Shout Out Louds performed Tuesday night at the Varsity Theater in support of Work, the band’s third album. The band is touring without bassist Ted Malmros, who is back home awaiting the birth of his child. I spoke with frontman Adam Olenius before the show.
“There’s many different reasons why we call [the album’ Work,” Olenius said. “First of all, we are very much involved in everything we do. We do our own covers, videos. At the same time we thought about that, Irving Penn, the photographer, passed away last year. [He] did a book about old jobs that had disappeared. I can’t rememember what the exhibition was called, but how we are really proud of what we do and take this seriously. And in the beginning when you’re a debut band, it’s still fun, but it could end at any day. But now, we really want this to work, we really want this to go on for a long time. And also, a piece of work you see as a romantic thing, [a] work of art you create, shut off the rest of the world and focus on this one thing. At the same time, the title also came from a song by Loud Reed and John Cale—they did a record dedicated to Andy Warhol called Songs for Drella—how Andy sings that you work hard to get what you want, you know. So, many different reasons.”
Work is the band’s first album released on Merge Records. Labelmates Freelance Whales opened for the band at Varsity, and will do so for several other dates. The last time Shout Out Louds played in Minneapolis was back in 2007, in support of Our Ill Wills. Olenius said the Swedish band have enjoyed being back in the States.
“This tour so far has been really, really good,” Olenius said. “I think it’s been the best so far. It seems like we toured quickly after the second album came out here, so people hadn’t heard it before. They came to our shows, you could sort of sense that a bit [that they weren’t familiar with the material] but now we sort of waited a while, and the older stuff has been going great as well, so it feels really really great.

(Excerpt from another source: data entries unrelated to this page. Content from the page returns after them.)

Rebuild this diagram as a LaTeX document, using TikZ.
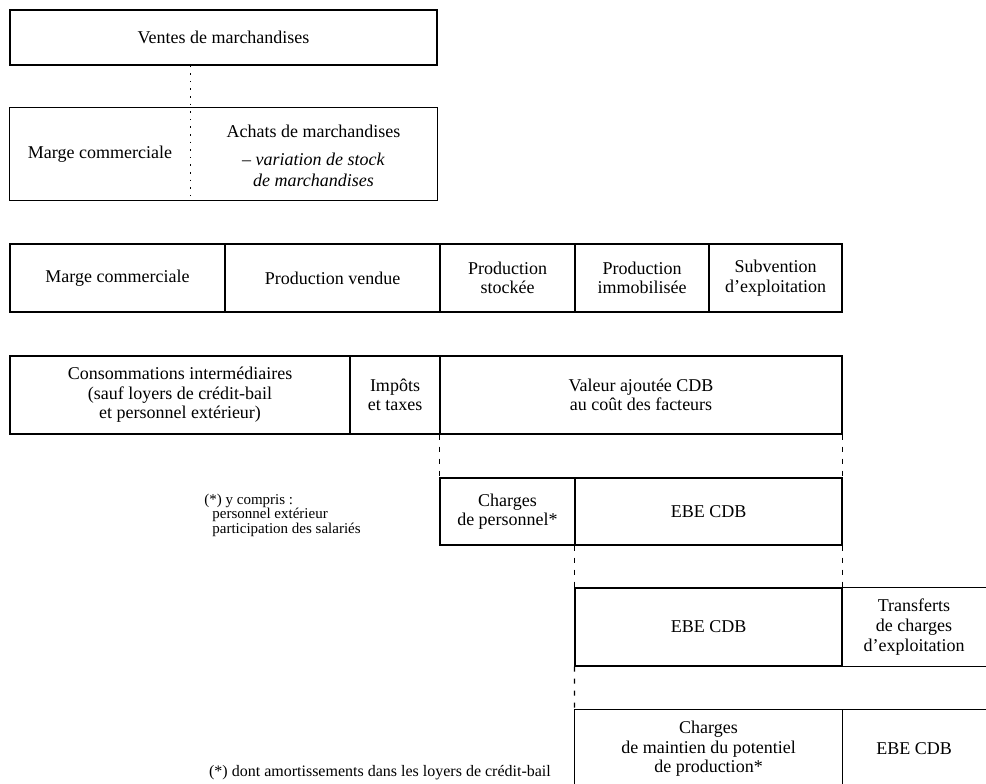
\documentclass[tikz,border=0pt]{standalone}
\usepackage{fontspec}
\setmainfont{Liberation Serif}
\usepackage{tikz}
\usetikzlibrary{positioning}

\begin{document}
\begin{tikzpicture}[x=0.5pt, y=-0.5pt,
  cell/.style={draw, line width=0.6pt, inner sep=1pt, align=center, font=\fontsize{9}{9.8}\selectfont},
  open/.style={inner sep=1pt, align=center, font=\fontsize{9}{9.8}\selectfont},
  note/.style={inner sep=0pt, align=left, font=\fontsize{7.5}{7.2}\selectfont},
  rule/.style={line width=0.6pt},
  link/.style={line width=0.6pt, dash pattern=on 2.5pt off 3.5pt},
  dots/.style={line width=0.7pt, dash pattern=on 0.8pt off 3pt}]
  \useasboundingbox (0,0) rectangle (986,783);

  % Ventes et marge commerciale
  \node[cell, minimum width=213.5pt, minimum height=27.5pt] (vm) at (223.5,37.5) {Ventes de marchandises};
  \node[open, minimum width=90pt, minimum height=46pt] (mc) at (100,154) {Marge commerciale};
  \node[open, minimum width=123.5pt, minimum height=46pt] (am) at (313.5,156) {Achats de marchandises\\[4pt] \textit{-- variation de stock}\\[0.8pt] \textit{de marchandises}};
  \draw[rule] (mc.north west) rectangle (mc.south west -| am.east);
  \draw[dots] (vm.south -| mc.east) -- (mc.south east);

  % Production de l'exercice
  \node[cell, minimum width=107.5pt, minimum height=34pt] (mc2) at (117.5,278) {Marge commerciale};
  \node[cell, minimum width=107.5pt, minimum height=34pt] (pv) at (332.5,278) {Production vendue};
  \node[cell, minimum width=67.5pt, minimum height=34pt] (ps) at (507.5,278) {Production\\ stockée};
  \node[cell, minimum width=67pt, minimum height=34pt] (pi) at (642,278) {Production\\ immobilisée};
  \node[cell, minimum width=66.5pt, minimum height=34pt] (se) at (775.5,278) {Subvention\\ d'exploitation};

  % Valeur ajoutee
  \node[cell, minimum width=170pt, minimum height=39pt] (ci) at (180,395) {Consommations intermédiaires\\ (sauf loyers de crédit-bail\\ et personnel extérieur)};
  \node[cell, minimum width=45pt, minimum height=39pt] (it) at (395,395) {Impôts\\ et taxes};
  \node[cell, minimum width=201pt, minimum height=39pt] (va) at (641,395) {Valeur ajoutée CDB\\ au coût des facteurs};

  % EBE
  \node[cell, minimum width=67.5pt, minimum height=33.5pt] (cp) at (507.5,511.5) {Charges\\ de personnel*};
  \node[cell, minimum width=133.5pt, minimum height=33.5pt] (ebe1) at (708.5,511.5) {EBE CDB};
  \node[note, anchor=west] (fn1) at (204,515) {(*) y compris :\\ \hspace*{4pt}personnel extérieur\\ \hspace*{4pt}participation des salariés};
  \draw[link] (va.south west) -- (cp.north west);
  \draw[link] (va.south east) -- (ebe1.north east);

  % Transferts de charges
  \node[cell, minimum width=133.5pt, minimum height=39pt] (ebe2) at (708.5,627) {EBE CDB};
  \node[open, minimum width=72pt, minimum height=39pt] (tc) at (914,627) {Transferts\\ de charges\\ d'exploitation};
  \draw[rule] (tc.north west) -- (tc.north east) (tc.south west) -- (tc.south east);
  \draw[link] (ebe1.south west) -- (ebe2.north west);
  \draw[link] (ebe1.south east) -- (ebe2.north east);

  % Maintien du potentiel
  \node[open, minimum width=133.5pt, minimum height=39pt] (mp) at (708.5,749) {Charges\\ de maintien du potentiel\\ de production*};
  \node[open, minimum width=72pt, minimum height=39pt] (ebe3) at (914,749) {EBE CDB};
  \draw[rule] (mp.south west) -- (mp.north west) -- (ebe3.north east);
  \draw[rule] (mp.north east) -- (mp.south east);
  \draw[link] (ebe2.south west) -- (mp.north west);
  \node[note, font=\fontsize{8}{8}\selectfont] (fn2) at (380,773) {(*) dont amortissements dans les loyers de crédit-bail};
\end{tikzpicture}
\end{document}
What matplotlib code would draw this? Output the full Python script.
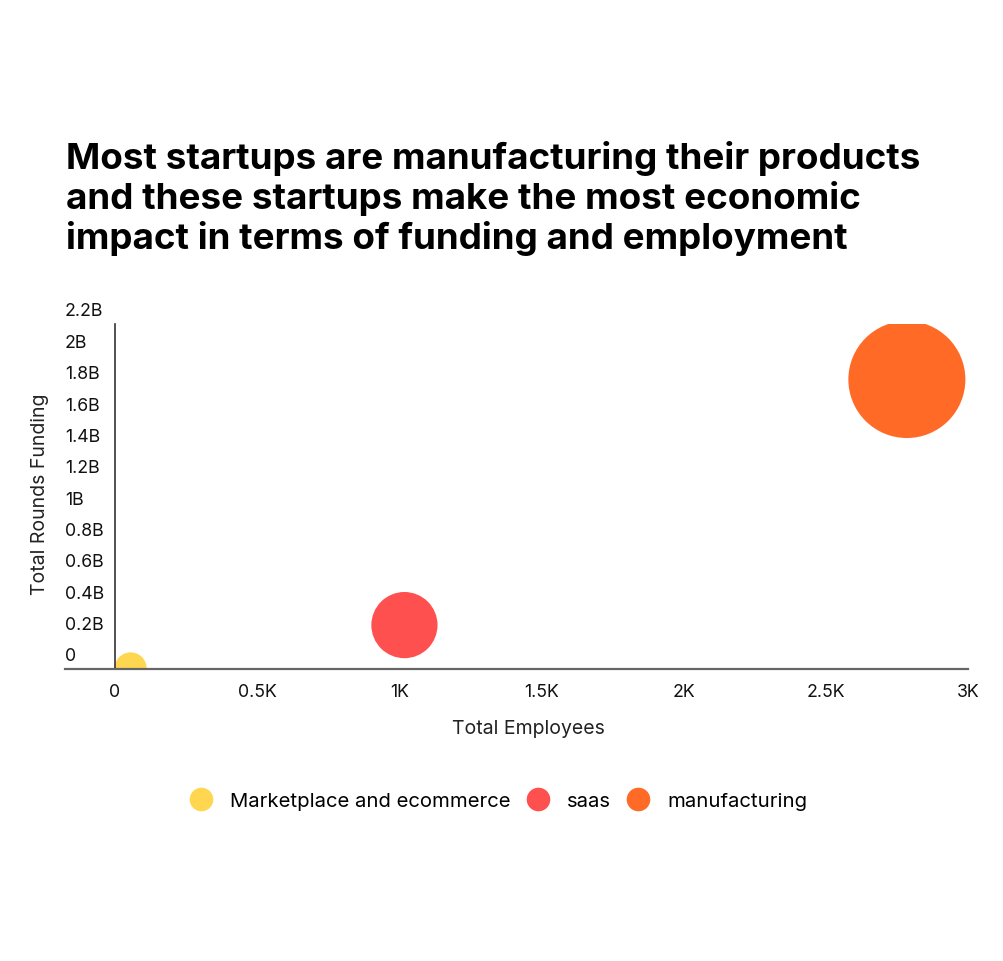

We’ve been out for about ten days, about two weeks. Everybody’s tired and it’s raining and it’s cold in Minneapolis, but I think it’s been one of the best [tours] so far.”
The show started off with “1999”—a new track, not the band paying homage to Prince. Shout Out Louds briefly broke into a cover, though, later in the set, during “Very Loud,” while playing the breakdown on woodblocks, with “Walk Like An Egyptian,” which has a similar beat. Olenius repeated the lyrics “Walk like an Egyptian” twice before returning to his song. The band performed “Come Back,” which was the big hit from their first album, as a lead up to “Fall Hard,” the big hit from their new album—another well-crafted moment in the set, proof that Shout Out Louds put a lot of thought into what they do.
The band incorporates an array of instruments into their repertoire, making it a thrill to watch the band members put them all to use. Olenius switched among tambourine, guitar, and wood block, as did other band members. Bebban Stenberg took turns rocking out on the keyboard and Moog.
Shout Out Louds began their encore with “Impossible,” one of the best songs on Our Ill Wills. As expected, they ended with “Walls,” but not just because it is the current single from Work. “Walls” is a track that marries the orchestrated sound of Our Ill Wills with the simplicity of Howl Howl Gaff Gaff or Work. The song starts off slowly, gradually building momentum until its powerful end, with lyrics including “Whatever they say/ we’re the ones building walls/ whatever they say/ never trust anyone/ so run away/ run run run run.” It felt like Shout Out Louds were embracing their fans, just before sending them off into the night.